The chancellor swept potential criticism of this measure aside by stating that this would be offset by a (previously announced) rise in the ISA allowance, but we are not convinced this is an adequate compensatory measure.

The announcement of financial penalties for those engaged in defeated tax planning strategies was interesting in tone and not completely unexpected but of course did lack any real detail. We at CDC have long argued that there are a number of basic tax planning steps that should be undertaken before anything that might be regarded as cutting edge is considered. We have avoided the more extremes of tax planning, a stance which continues irrespective of the penalties, but do wonder what these measures will look like and how things might be policed retrospectively.”

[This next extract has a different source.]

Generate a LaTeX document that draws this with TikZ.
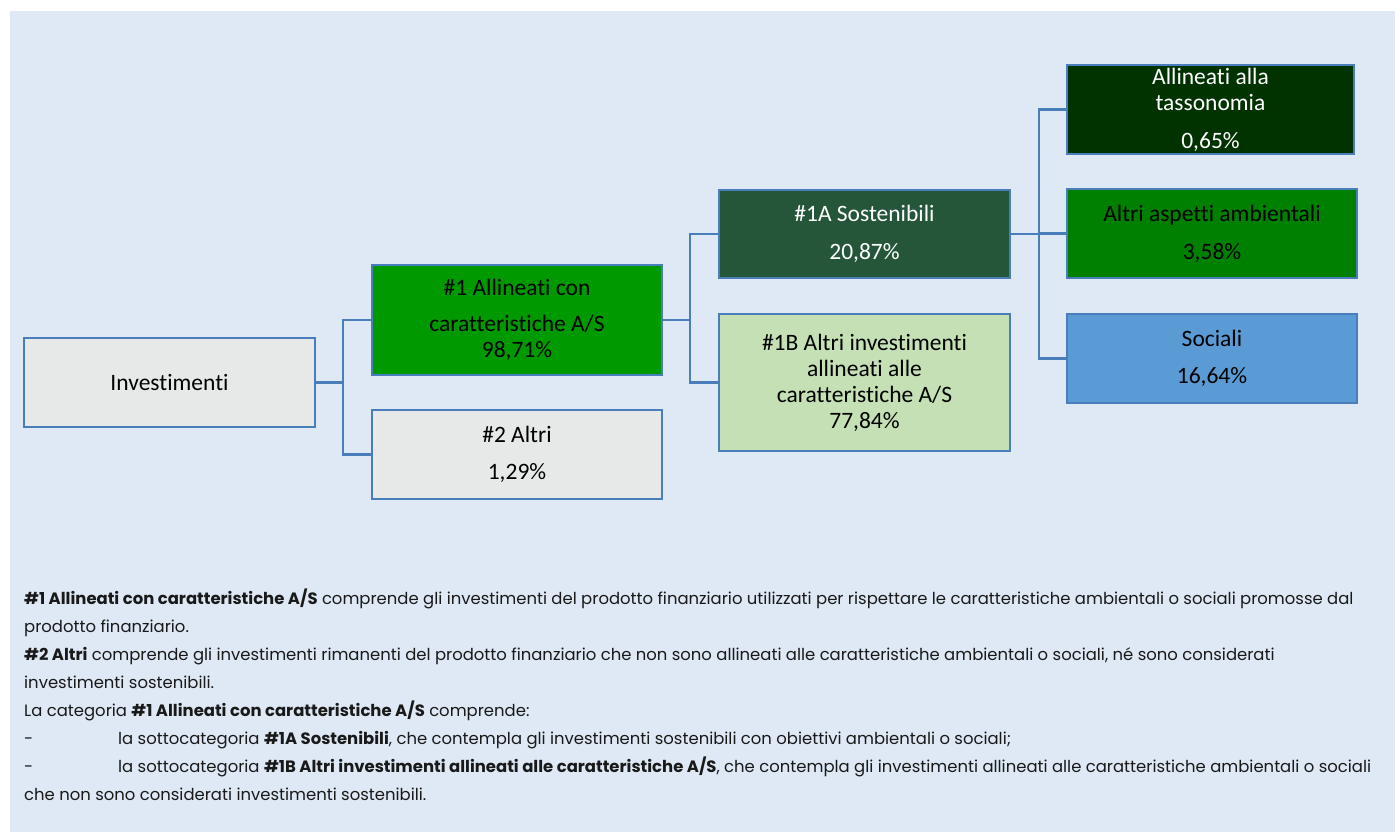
\documentclass[tikz,border=0pt]{standalone}
\usepackage{fontspec}
\setmainfont[Ligatures=NoCommon]{Carlito}
\newfontfamily\notefont[Ligatures=NoCommon]{Poppins}
\usetikzlibrary{positioning}

\definecolor{bgblue}{RGB}{222,233,245}
\definecolor{edgeblue}{RGB}{74,126,187}
\definecolor{boxgray}{RGB}{231,233,232}
\definecolor{midgreen}{RGB}{0,153,0}
\definecolor{darkgreen}{RGB}{37,86,58}
\definecolor{palegreen}{RGB}{197,224,180}
\definecolor{deepgreen}{RGB}{0,51,0}
\definecolor{envgreen}{RGB}{0,128,0}
\definecolor{socblue}{RGB}{91,155,213}

\begin{document}
\begin{tikzpicture}[
    x=1pt, y=-1pt,
    node distance=35pt,
    % Style definitions
    catbox/.style={rectangle, draw=edgeblue, line width=2.7pt, minimum width=290pt,
                   minimum height=89pt, inner sep=2pt, outer sep=0pt, align=center,
                   text=black, font=\fontsize{23.5}{26}\selectfont},
    link/.style={draw=edgeblue, line width=2.5pt},
    note/.style={font=\notefont\fontsize{16.45}{27.9}\selectfont, align=left, inner sep=0pt,
                 anchor=north west, text=black!90},
]
\useasboundingbox (0,0) rectangle (1395,832);
\fill[bgblue] (10,11) rectangle (1395,832);

% Tree
\node[catbox, fill=boxgray, minimum width=291pt] (inv) at (169.5,382.5) {Investimenti};

\node[catbox, fill=midgreen, minimum height=110pt] (a1) at (517,320)
    {\#1 Allineati con\\[10pt]caratteristiche A/S\\98,71\%};
\node[catbox, fill=boxgray, below=of a1] (a2) {\#2 Altri\\[11pt]1,29\%};

\node[catbox, fill=darkgreen, text=white, minimum width=291pt, minimum height=88pt] (s1a) at (864.5,234)
    {\#1A Sostenibili\\[12pt]20,87\%};
\node[catbox, fill=palegreen, minimum width=291pt, minimum height=137pt, below=36pt of s1a] (s1b)
    {\#1B Altri investimenti\\allineati alle\\caratteristiche A/S\\77,84\%};

\node[catbox, fill=deepgreen, text=white, minimum width=287pt] (tax) at (1210.5,109.5)
    {Allineati alla\\tassonomia\\[12pt]0,65\%};
\node[catbox, fill=envgreen, below=of tax, xshift=1.5pt] (amb) {Altri aspetti ambientali\\[12pt]3,58\%};
\node[catbox, fill=socblue, below=36pt of amb] (soc) {Sociali\\[11pt]16,64\%};

% Connectors
\draw[link] (inv.east) -- ++(28,0) |- (a1.west);
\draw[link] (inv.east) -- ++(28,0) |- (a2.west);
\draw[link] (a1.east) -- ++(28,0) |- (s1a.west);
\draw[link] (a1.east) -- ++(28,0) |- (s1b.west);
\draw[link] (s1a.east) -- ++(29,0) |- (tax.west);
\draw[link] (s1a.east) -- ++(29,0) |- (amb.west);
\draw[link] (s1a.east) -- ++(29,0) |- (soc.west);

% Notes
\node[note] (notes) at (24,589) {%
  \textbf{\#1 Allineati con caratteristiche A/S} comprende gli investimenti del prodotto finanziario utilizzati per rispettare le caratteristiche ambientali o sociali promosse dal\\
  prodotto finanziario.\\
  \textbf{\#2 Altri} comprende gli investimenti rimanenti del prodotto finanziario che non sono allineati alle caratteristiche ambientali o sociali, né sono considerati\\
  investimenti sostenibili.\\
  La categoria \textbf{\#1 Allineati con caratteristiche A/S} comprende:\\
  \makebox[94pt][l]{-}la sottocategoria \textbf{\#1A Sostenibili}, che contempla gli investimenti sostenibili con obiettivi ambientali o sociali;\\
  \makebox[94pt][l]{-}la sottocategoria \textbf{\#1B Altri investimenti allineati alle caratteristiche A/S}, che contempla gli investimenti allineati alle caratteristiche ambientali o sociali\\
  che non sono considerati investimenti sostenibili.};

\end{tikzpicture}
\end{document}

Note: Tax and Estate planning services are not regulated by the Financial Conduct Authority

Other Points

National living wage will be increased to £7.50.

Detail was given on the £23bn infrastructure and innovation fund that was announced in the autumn statement, with specific amounts being allocated to cutting edge industries and new 5G technology.

110 additional free schools on top of additional 500 planned to ensure that “choice is key to excellence”.

£216m to be spent on school maintenance.

£2bn to be invested into the “under pressure” social care system over a 3 year period, with £1bn in 17/18. This social care funding package aims to deliver immediate benefits to the NHS, with local authorities and the NHS working more closely in this respect.

£100m to place a greater number of GP’s in A&E departments by next winter to alleviate the pressure in departments across the country.

£325m of capital used for the first of the new sustainability and transformation plans (STPs) intended to improve health care.2017.